===== Source data

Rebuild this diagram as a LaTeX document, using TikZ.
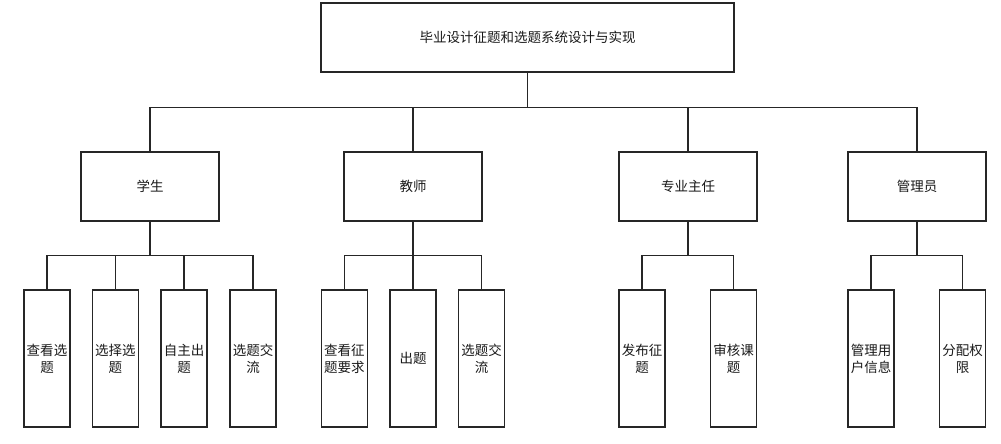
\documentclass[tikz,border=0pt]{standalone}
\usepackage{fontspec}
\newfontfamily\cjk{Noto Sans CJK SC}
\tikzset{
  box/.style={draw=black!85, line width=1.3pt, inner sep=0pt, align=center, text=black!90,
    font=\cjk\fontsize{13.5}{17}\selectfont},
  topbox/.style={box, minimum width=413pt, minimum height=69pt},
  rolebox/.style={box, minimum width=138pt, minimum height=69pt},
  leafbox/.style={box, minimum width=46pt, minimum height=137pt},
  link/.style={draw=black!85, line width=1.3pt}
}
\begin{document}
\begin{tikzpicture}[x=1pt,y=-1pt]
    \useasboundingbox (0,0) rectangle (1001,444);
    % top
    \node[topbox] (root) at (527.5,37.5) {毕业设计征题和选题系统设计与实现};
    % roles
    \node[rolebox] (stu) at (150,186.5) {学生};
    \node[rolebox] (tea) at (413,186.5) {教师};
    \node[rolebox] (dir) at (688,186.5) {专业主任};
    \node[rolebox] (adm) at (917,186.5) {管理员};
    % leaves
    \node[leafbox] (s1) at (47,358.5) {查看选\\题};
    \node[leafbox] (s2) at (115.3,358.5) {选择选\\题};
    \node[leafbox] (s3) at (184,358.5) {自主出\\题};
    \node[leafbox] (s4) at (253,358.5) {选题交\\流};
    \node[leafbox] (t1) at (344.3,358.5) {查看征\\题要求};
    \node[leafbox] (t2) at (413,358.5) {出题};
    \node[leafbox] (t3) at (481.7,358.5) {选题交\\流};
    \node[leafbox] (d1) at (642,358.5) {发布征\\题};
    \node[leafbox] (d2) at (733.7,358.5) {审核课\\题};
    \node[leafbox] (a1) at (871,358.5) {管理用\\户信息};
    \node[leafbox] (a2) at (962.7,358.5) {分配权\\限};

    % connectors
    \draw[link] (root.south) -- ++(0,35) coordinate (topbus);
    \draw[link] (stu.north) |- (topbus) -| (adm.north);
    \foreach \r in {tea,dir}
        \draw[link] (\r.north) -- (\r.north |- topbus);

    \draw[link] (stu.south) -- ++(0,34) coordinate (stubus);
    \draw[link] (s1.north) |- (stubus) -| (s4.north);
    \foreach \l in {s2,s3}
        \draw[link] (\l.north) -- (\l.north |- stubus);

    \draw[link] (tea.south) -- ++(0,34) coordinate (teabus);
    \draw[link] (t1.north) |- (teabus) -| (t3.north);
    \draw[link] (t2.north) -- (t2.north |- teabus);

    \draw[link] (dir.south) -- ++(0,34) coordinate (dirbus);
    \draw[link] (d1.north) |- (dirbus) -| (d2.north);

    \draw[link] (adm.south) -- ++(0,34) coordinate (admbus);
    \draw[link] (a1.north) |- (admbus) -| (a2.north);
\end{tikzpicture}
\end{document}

==========

» Aim: Transcribe the full listing above exactly, with the images removed.

» Completed task:
Rebuild this diagram as a LaTeX document, using TikZ.
\documentclass[tikz,border=0pt]{standalone}
\usepackage{fontspec}
\newfontfamily\cjk{Noto Sans CJK SC}
\tikzset{
  box/.style={draw=black!85, line width=1.3pt, inner sep=0pt, align=center, text=black!90,
    font=\cjk\fontsize{13.5}{17}\selectfont},
  topbox/.style={box, minimum width=413pt, minimum height=69pt},
  rolebox/.style={box, minimum width=138pt, minimum height=69pt},
  leafbox/.style={box, minimum width=46pt, minimum height=137pt},
  link/.style={draw=black!85, line width=1.3pt}
}
\begin{document}
\begin{tikzpicture}[x=1pt,y=-1pt]
    \useasboundingbox (0,0) rectangle (1001,444);
    % top
    \node[topbox] (root) at (527.5,37.5) {毕业设计征题和选题系统设计与实现};
    % roles
    \node[rolebox] (stu) at (150,186.5) {学生};
    \node[rolebox] (tea) at (413,186.5) {教师};
    \node[rolebox] (dir) at (688,186.5) {专业主任};
    \node[rolebox] (adm) at (917,186.5) {管理员};
    % leaves
    \node[leafbox] (s1) at (47,358.5) {查看选\\题};
    \node[leafbox] (s2) at (115.3,358.5) {选择选\\题};
    \node[leafbox] (s3) at (184,358.5) {自主出\\题};
    \node[leafbox] (s4) at (253,358.5) {选题交\\流};
    \node[leafbox] (t1) at (344.3,358.5) {查看征\\题要求};
    \node[leafbox] (t2) at (413,358.5) {出题};
    \node[leafbox] (t3) at (481.7,358.5) {选题交\\流};
    \node[leafbox] (d1) at (642,358.5) {发布征\\题};
    \node[leafbox] (d2) at (733.7,358.5) {审核课\\题};
    \node[leafbox] (a1) at (871,358.5) {管理用\\户信息};
    \node[leafbox] (a2) at (962.7,358.5) {分配权\\限};

    % connectors
    \draw[link] (root.south) -- ++(0,35) coordinate (topbus);
    \draw[link] (stu.north) |- (topbus) -| (adm.north);
    \foreach \r in {tea,dir}
        \draw[link] (\r.north) -- (\r.north |- topbus);

    \draw[link] (stu.south) -- ++(0,34) coordinate (stubus);
    \draw[link] (s1.north) |- (stubus) -| (s4.north);
    \foreach \l in {s2,s3}
        \draw[link] (\l.north) -- (\l.north |- stubus);

    \draw[link] (tea.south) -- ++(0,34) coordinate (teabus);
    \draw[link] (t1.north) |- (teabus) -| (t3.north);
    \draw[link] (t2.north) -- (t2.north |- teabus);

    \draw[link] (dir.south) -- ++(0,34) coordinate (dirbus);
    \draw[link] (d1.north) |- (dirbus) -| (d2.north);

    \draw[link] (adm.south) -- ++(0,34) coordinate (admbus);
    \draw[link] (a1.north) |- (admbus) -| (a2.north);
\end{tikzpicture}
\end{document}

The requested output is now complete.